There was one thing I was looking forward to when I had my first kid. It wasn’t spending time raising someone to be responsible, nor was it having a new best friend to laugh and play with. It was finally getting someone else to mow the lawn for me. No more of my weekend time wasted pushing my lawnmower with the busted automatic drive, no more time fixing the bag that keeps falling off, and no more hauling the grass bags off to the bin. That is all Dennis Junior’s job.
Okay, the real truth of it is that I didn’t start having kids to supply my own personal free labor force. The fact is that I make my kids do chores for the same reasons any other parent does, which is to help teach them about responsibility, reward, and helping to better prepare them for the maniacal world of adult life.
I was raised in a fairly strict family environment and what that left me with was the lasting impression that I wanted my own family to be anything but. It may have been a tough childhood but that doesn’t mean that it didn’t teach me some good lessons, and while not everything my parents made me do or discipline me for is what I plan on passing along to my kids, my goal was to take the best traditions that I know are good and mix them with some new methods with my own personal twist.
Of course, I have to give that most important of disclaimers “individual results may vary”, but you can just use my method of giving everything a try to see how effective it is on your firstborn, or as I like to call him, “practice baby.”
Make it a responsibility, not a punishment
When my firstborn was young, it was hard to explain the concept of pride to him.
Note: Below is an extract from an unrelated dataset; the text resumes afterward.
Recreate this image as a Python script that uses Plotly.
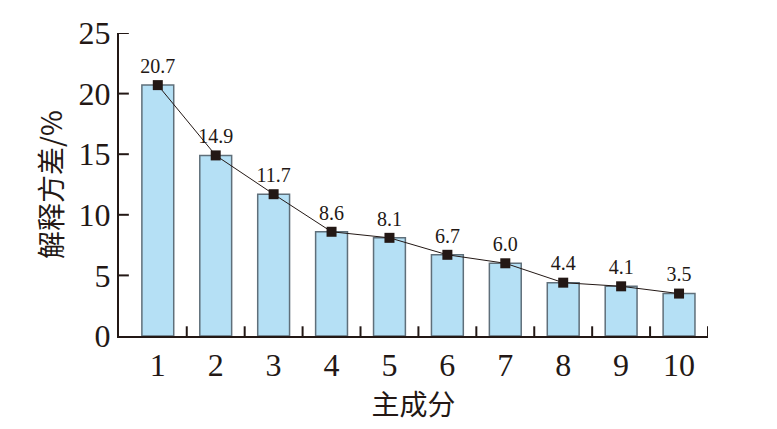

It was something he grew to understand as I explained that how a person presented themselves was how they also presented their own self-respect. I don’t mow the lawn because I like to, although I really do, because my wife wants nothing to do with yard work and I get some valuable me time with a beer and my iPod. I mow it because I take pride in where I live. I don’t want my home to look run down or have anybody judge my family as poor or lazy.
I explained to my children that this was why their rooms should be kept clean. A clean room is a happy room. I’m okay with a little clutter, because a little clutter looks lived in and feels like home, but when it starts to look like an episode of Hoarders is where I draw the line.
Participate, do not delegate
Notice I said “help us out.” Don’t force your kids to do something you wouldn’t do yourself. This has two negative effects, the first being that it makes a chore feel like punishment, the second being the job probably won’t get done right without your supervision meaning you’ll have to just do it right yourself.
Doing the chores with your kids is a great way to spend time and bond with them. You can talk to them about their day (a three year old can have quite an interesting day), or sneak in a few life lessons (like why jamming a fork into an electrical outlet is a bad idea).
In traditional cultures parents spend a great deal of time with their children during their childhood teaching them valuable life skills. There is a disconnect in western culture between chores, children, and how parents instruct children in these chores, with children “striking” on their workload.
Start early, make it routine, and encourage it
The best way to get kids to learn a habit is to start them when they are young. If mini-you shows an interest in helping you pick up the laundry don’t discourage that behavior by telling them to sit down and get out of the way. Let them help you out and slow down to their speed.
Kids are great at learning (some studies suggest that the contemporary child is smarter and quicker to learn than kids were decades ago), and when you encourage positive behavior they will naturally come to enjoy it. Make it part of a daily routine and it will quickly become learned behavior.
Rewards
This is one of those tricky topics. If you put a dozen parents in a room and ask them what the best type of rewards for doing chores should be, you’ll get about fifty different answers. The best thing to do as a parent is offer a reward that is tailored to your kid.
What is important to remember though is that rewarding behavior only works until someone decides that the reward is no longer valuable. If you give your kids money for chores and a sneaky relative outbids you at a birthday party, then suddenly your kids are going to start criticizing the value you place on their work. If I thought of this situation as me at any job I ever had, and I questioned the value my company placed on me, I’d start looking for a new job.
This is why I for me, the most important principle I try to instill in my children is that of pride and self-respect. I encourage them to do chores for the same reason that I do them. Not because I want to, but because it is how I show how I care for myself, and how I care for us as a family.